[Start of Material]

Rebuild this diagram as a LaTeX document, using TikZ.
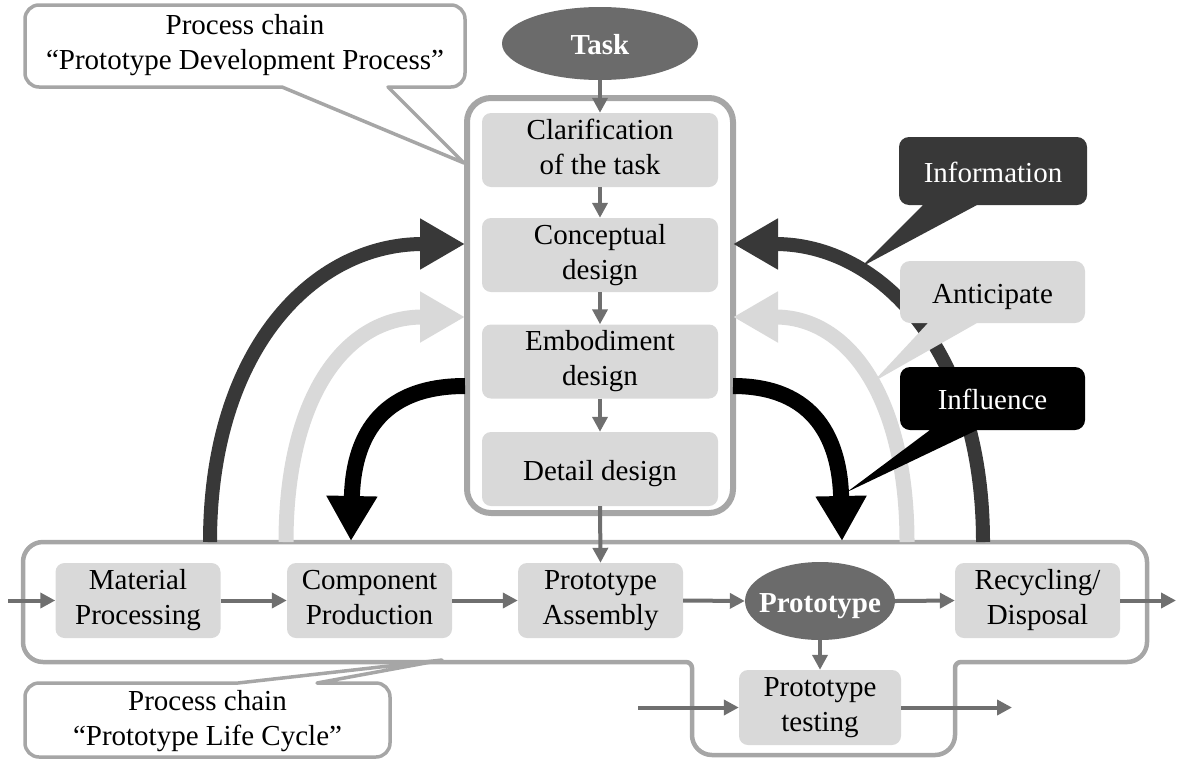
\documentclass[tikz,border=0pt]{standalone}
\usepackage{fontspec}
\setmainfont{Liberation Serif}
\usetikzlibrary{arrows.meta,shapes.geometric}
\definecolor{framegray}{HTML}{A6A6A6}
\definecolor{boxfill}{HTML}{D9D9D9}
\definecolor{flowgray}{HTML}{6F6F6F}
\definecolor{ovalfill}{HTML}{6B6B6B}
\definecolor{darkarc}{HTML}{383838}
\tikzset{
  txt/.style={font=\fontsize{29}{35}\selectfont, align=center, inner sep=0pt,
    execute at begin node={\rule{0pt}{29pt}},
    execute at end node={\rule[-7pt]{0pt}{0pt}}},
  stepbox/.style={txt, fill=boxfill, rounded corners=9pt, minimum width=165pt, minimum height=75pt},
  devbox/.style={stepbox, minimum width=236pt, minimum height=74pt},
  oval/.style={ellipse, fill=ovalfill, inner sep=0pt},
  ovaltext/.style={txt, text=white, font=\fontsize{29}{35}\selectfont\bfseries},
  flow/.style={draw=flowgray, line width=4pt, -{Triangle[length=15pt,width=15pt]}},
  devframe/.style={draw=framegray, line width=6pt, rounded corners=24pt, inner sep=0pt},
  lcframe/.style={draw=framegray, line width=4.5pt},
  callout/.style={draw=framegray, fill=white, line width=3.5pt, line join=round},
  bigarrow/.style={line width=#1, -{Triangle[length=45pt,width=48pt]}},
}
\begin{document}
\begin{tikzpicture}[x=1pt,y=-1pt]
\useasboundingbox (0,0) rectangle (1177,758);

% frame of the development process chain
\node[devframe, minimum width=266pt, minimum height=415pt] (dev) at (600,305.5) {};

% frame of the life cycle process chain
\draw[lcframe] (23,562) arc[start angle=180,end angle=270,radius=20]
  -- (1127,542) arc[start angle=270,end angle=360,radius=20]
  -- (1147,642) arc[start angle=0,end angle=90,radius=20]
  -- (961,662) arc[start angle=270,end angle=180,radius=6]
  -- (955,735) arc[start angle=0,end angle=90,radius=20]
  -- (712,755) arc[start angle=90,end angle=180,radius=20]
  -- (692,668) arc[start angle=0,end angle=-90,radius=6]
  -- (43,662) arc[start angle=90,end angle=180,radius=20] -- cycle;

% feedback arcs
\coordinate (lD) at (210,542);   \coordinate (lDt) at (465,244);
\coordinate (lL) at (286,542);   \coordinate (lLt) at (465,317);
\coordinate (lB) at (465,386);   \coordinate (lBt) at (351,541);
\coordinate (rD) at (983,542);   \coordinate (rDt) at (733,244);
\coordinate (rL) at (907,542);   \coordinate (rLt) at (733,317);
\coordinate (rB) at (733,386);   \coordinate (rBt) at (842,541);

\draw[bigarrow=14pt, darkarc] (lD) .. controls (210,350) and (313,244) .. (lDt);
\draw[bigarrow=15pt, boxfill] (lL) .. controls (286,400) and (343,317) .. (lLt);
\draw[bigarrow=16pt, black] (lB) .. controls (378,386) and (353,440) .. (lBt);
\draw[bigarrow=14pt, darkarc] (rD) .. controls (983,350) and (880,244) .. (rDt);
\draw[bigarrow=15pt, boxfill] (rL) .. controls (907,400) and (850,317) .. (rLt);
\draw[bigarrow=16pt, black] (rB) .. controls (815,386) and (840,440) .. (rBt);

% development process steps
\node[oval, minimum width=196pt, minimum height=73pt] (task) at (600,43.5) {};
\node[ovaltext] (tasklabel) at (task) {Task};
\node[devbox] (clar) at (600,150) {Clarification\\of the task};
\node[devbox] (concept) at (600,255) {Conceptual\\design};
\node[devbox] (embod) at (600,361.5) {Embodiment\\design};
\node[devbox] (detail) at (600,469) {Detail design};

% life cycle steps
\node[stepbox] (mat) at (138,600.5) {Material\\Processing};
\node[stepbox] (comp) at (369.5,600.5) {Component\\Production};
\node[stepbox] (assy) at (600.5,600.5) {Prototype\\Assembly};
\node[oval, minimum width=150pt, minimum height=78pt] (proto) at (820,601) {};
\node[ovaltext] (protolabel) at (proto) {Prototype};
\node[stepbox] (recy) at (1037.5,600.5) {Recycling/\\Disposal};
\node[stepbox, minimum width=162pt] (test) at (820,707.5) {Prototype\\testing};

\coordinate (in1) at (8,600.5);
\coordinate (out1) at (1176,600.5);
\coordinate (in2) at (638,707.5);
\coordinate (out2) at (1012,707.5);

% flow arrows
\draw[flow] (task.south) -- (clar.north);
\draw[flow] (clar.south) -- (concept.north);
\draw[flow] (concept.south) -- (embod.north);
\draw[flow] (embod.south) -- (detail.north);
\draw[flow] (detail.south) -- (assy.north);
\draw[flow] (in1) -- (mat.west);
\draw[flow] (mat.east) -- (comp.west);
\draw[flow] (comp.east) -- (assy.west);
\draw[flow] (assy.east) -- (proto.west);
\draw[flow] (proto.east) -- (recy.west);
\draw[flow] (recy.east) -- (out1);
\draw[flow] (proto.south) -- (test.north);
\draw[flow] (in2) -- (test.west);
\draw[flow] (test.east) -- (out2);

% callout: development process chain
\draw[callout] (25,19) arc[start angle=180,end angle=270,radius=14]
  -- (451,5) arc[start angle=270,end angle=360,radius=14]
  -- (465,73) arc[start angle=0,end angle=90,radius=14]
  -- (388,87) -- (464,163) -- (282,87)
  -- (39,87) arc[start angle=90,end angle=180,radius=14] -- cycle;
\node[txt] (pdp) at (245,45.5) {Process chain\\“Prototype Development Process”};

% callout: life cycle process chain
\draw[callout] (25,697) arc[start angle=180,end angle=270,radius=14]
  -- (238,683) -- (442,660) -- (317,683)
  -- (376,683) arc[start angle=270,end angle=360,radius=14]
  -- (390,743) arc[start angle=0,end angle=90,radius=14]
  -- (39,757) arc[start angle=90,end angle=180,radius=14] -- cycle;
\node[txt] (plc) at (207.5,721.5) {Process chain\\“Prototype Life Cycle”};

% legend callouts
\fill[darkarc] (899,147) arc[start angle=180,end angle=270,radius=10]
  -- (1077,137) arc[start angle=270,end angle=360,radius=10]
  -- (1087,195) arc[start angle=0,end angle=90,radius=10]
  -- (977,205) -- (861,267) -- (923,205)
  -- (909,205) arc[start angle=90,end angle=180,radius=10] -- cycle;
\node[txt, text=white] (info) at (993,171) {Information};

\fill[boxfill] (900,271) arc[start angle=180,end angle=270,radius=10]
  -- (1075,261) arc[start angle=270,end angle=360,radius=10]
  -- (1085,313) arc[start angle=0,end angle=90,radius=10]
  -- (977,323) -- (873,382) -- (928,323)
  -- (910,323) arc[start angle=90,end angle=180,radius=10] -- cycle;
\node[txt] (anti) at (992.5,292) {Anticipate};

\fill[black] (900,377) arc[start angle=180,end angle=270,radius=10]
  -- (1075,367) arc[start angle=270,end angle=360,radius=10]
  -- (1085,420) arc[start angle=0,end angle=90,radius=10]
  -- (977,430) -- (847,492) -- (930,430)
  -- (910,430) arc[start angle=90,end angle=180,radius=10] -- cycle;
\node[txt, text=white] (infl) at (992.5,398.5) {Influence};
\end{tikzpicture}
\end{document}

[End of Material]

■ Given exercise:
Write the listing above out again exactly, dropping each image.

■ Solution to this exercise:
Rebuild this diagram as a LaTeX document, using TikZ.
\documentclass[tikz,border=0pt]{standalone}
\usepackage{fontspec}
\setmainfont{Liberation Serif}
\usetikzlibrary{arrows.meta,shapes.geometric}
\definecolor{framegray}{HTML}{A6A6A6}
\definecolor{boxfill}{HTML}{D9D9D9}
\definecolor{flowgray}{HTML}{6F6F6F}
\definecolor{ovalfill}{HTML}{6B6B6B}
\definecolor{darkarc}{HTML}{383838}
\tikzset{
  txt/.style={font=\fontsize{29}{35}\selectfont, align=center, inner sep=0pt,
    execute at begin node={\rule{0pt}{29pt}},
    execute at end node={\rule[-7pt]{0pt}{0pt}}},
  stepbox/.style={txt, fill=boxfill, rounded corners=9pt, minimum width=165pt, minimum height=75pt},
  devbox/.style={stepbox, minimum width=236pt, minimum height=74pt},
  oval/.style={ellipse, fill=ovalfill, inner sep=0pt},
  ovaltext/.style={txt, text=white, font=\fontsize{29}{35}\selectfont\bfseries},
  flow/.style={draw=flowgray, line width=4pt, -{Triangle[length=15pt,width=15pt]}},
  devframe/.style={draw=framegray, line width=6pt, rounded corners=24pt, inner sep=0pt},
  lcframe/.style={draw=framegray, line width=4.5pt},
  callout/.style={draw=framegray, fill=white, line width=3.5pt, line join=round},
  bigarrow/.style={line width=#1, -{Triangle[length=45pt,width=48pt]}},
}
\begin{document}
\begin{tikzpicture}[x=1pt,y=-1pt]
\useasboundingbox (0,0) rectangle (1177,758);

% frame of the development process chain
\node[devframe, minimum width=266pt, minimum height=415pt] (dev) at (600,305.5) {};

% frame of the life cycle process chain
\draw[lcframe] (23,562) arc[start angle=180,end angle=270,radius=20]
  -- (1127,542) arc[start angle=270,end angle=360,radius=20]
  -- (1147,642) arc[start angle=0,end angle=90,radius=20]
  -- (961,662) arc[start angle=270,end angle=180,radius=6]
  -- (955,735) arc[start angle=0,end angle=90,radius=20]
  -- (712,755) arc[start angle=90,end angle=180,radius=20]
  -- (692,668) arc[start angle=0,end angle=-90,radius=6]
  -- (43,662) arc[start angle=90,end angle=180,radius=20] -- cycle;

% feedback arcs
\coordinate (lD) at (210,542);   \coordinate (lDt) at (465,244);
\coordinate (lL) at (286,542);   \coordinate (lLt) at (465,317);
\coordinate (lB) at (465,386);   \coordinate (lBt) at (351,541);
\coordinate (rD) at (983,542);   \coordinate (rDt) at (733,244);
\coordinate (rL) at (907,542);   \coordinate (rLt) at (733,317);
\coordinate (rB) at (733,386);   \coordinate (rBt) at (842,541);

\draw[bigarrow=14pt, darkarc] (lD) .. controls (210,350) and (313,244) .. (lDt);
\draw[bigarrow=15pt, boxfill] (lL) .. controls (286,400) and (343,317) .. (lLt);
\draw[bigarrow=16pt, black] (lB) .. controls (378,386) and (353,440) .. (lBt);
\draw[bigarrow=14pt, darkarc] (rD) .. controls (983,350) and (880,244) .. (rDt);
\draw[bigarrow=15pt, boxfill] (rL) .. controls (907,400) and (850,317) .. (rLt);
\draw[bigarrow=16pt, black] (rB) .. controls (815,386) and (840,440) .. (rBt);

% development process steps
\node[oval, minimum width=196pt, minimum height=73pt] (task) at (600,43.5) {};
\node[ovaltext] (tasklabel) at (task) {Task};
\node[devbox] (clar) at (600,150) {Clarification\\of the task};
\node[devbox] (concept) at (600,255) {Conceptual\\design};
\node[devbox] (embod) at (600,361.5) {Embodiment\\design};
\node[devbox] (detail) at (600,469) {Detail design};

% life cycle steps
\node[stepbox] (mat) at (138,600.5) {Material\\Processing};
\node[stepbox] (comp) at (369.5,600.5) {Component\\Production};
\node[stepbox] (assy) at (600.5,600.5) {Prototype\\Assembly};
\node[oval, minimum width=150pt, minimum height=78pt] (proto) at (820,601) {};
\node[ovaltext] (protolabel) at (proto) {Prototype};
\node[stepbox] (recy) at (1037.5,600.5) {Recycling/\\Disposal};
\node[stepbox, minimum width=162pt] (test) at (820,707.5) {Prototype\\testing};

\coordinate (in1) at (8,600.5);
\coordinate (out1) at (1176,600.5);
\coordinate (in2) at (638,707.5);
\coordinate (out2) at (1012,707.5);

% flow arrows
\draw[flow] (task.south) -- (clar.north);
\draw[flow] (clar.south) -- (concept.north);
\draw[flow] (concept.south) -- (embod.north);
\draw[flow] (embod.south) -- (detail.north);
\draw[flow] (detail.south) -- (assy.north);
\draw[flow] (in1) -- (mat.west);
\draw[flow] (mat.east) -- (comp.west);
\draw[flow] (comp.east) -- (assy.west);
\draw[flow] (assy.east) -- (proto.west);
\draw[flow] (proto.east) -- (recy.west);
\draw[flow] (recy.east) -- (out1);
\draw[flow] (proto.south) -- (test.north);
\draw[flow] (in2) -- (test.west);
\draw[flow] (test.east) -- (out2);

% callout: development process chain
\draw[callout] (25,19) arc[start angle=180,end angle=270,radius=14]
  -- (451,5) arc[start angle=270,end angle=360,radius=14]
  -- (465,73) arc[start angle=0,end angle=90,radius=14]
  -- (388,87) -- (464,163) -- (282,87)
  -- (39,87) arc[start angle=90,end angle=180,radius=14] -- cycle;
\node[txt] (pdp) at (245,45.5) {Process chain\\“Prototype Development Process”};

% callout: life cycle process chain
\draw[callout] (25,697) arc[start angle=180,end angle=270,radius=14]
  -- (238,683) -- (442,660) -- (317,683)
  -- (376,683) arc[start angle=270,end angle=360,radius=14]
  -- (390,743) arc[start angle=0,end angle=90,radius=14]
  -- (39,757) arc[start angle=90,end angle=180,radius=14] -- cycle;
\node[txt] (plc) at (207.5,721.5) {Process chain\\“Prototype Life Cycle”};

% legend callouts
\fill[darkarc] (899,147) arc[start angle=180,end angle=270,radius=10]
  -- (1077,137) arc[start angle=270,end angle=360,radius=10]
  -- (1087,195) arc[start angle=0,end angle=90,radius=10]
  -- (977,205) -- (861,267) -- (923,205)
  -- (909,205) arc[start angle=90,end angle=180,radius=10] -- cycle;
\node[txt, text=white] (info) at (993,171) {Information};

\fill[boxfill] (900,271) arc[start angle=180,end angle=270,radius=10]
  -- (1075,261) arc[start angle=270,end angle=360,radius=10]
  -- (1085,313) arc[start angle=0,end angle=90,radius=10]
  -- (977,323) -- (873,382) -- (928,323)
  -- (910,323) arc[start angle=90,end angle=180,radius=10] -- cycle;
\node[txt] (anti) at (992.5,292) {Anticipate};

\fill[black] (900,377) arc[start angle=180,end angle=270,radius=10]
  -- (1075,367) arc[start angle=270,end angle=360,radius=10]
  -- (1085,420) arc[start angle=0,end angle=90,radius=10]
  -- (977,430) -- (847,492) -- (930,430)
  -- (910,430) arc[start angle=90,end angle=180,radius=10] -- cycle;
\node[txt, text=white] (infl) at (992.5,398.5) {Influence};
\end{tikzpicture}
\end{document}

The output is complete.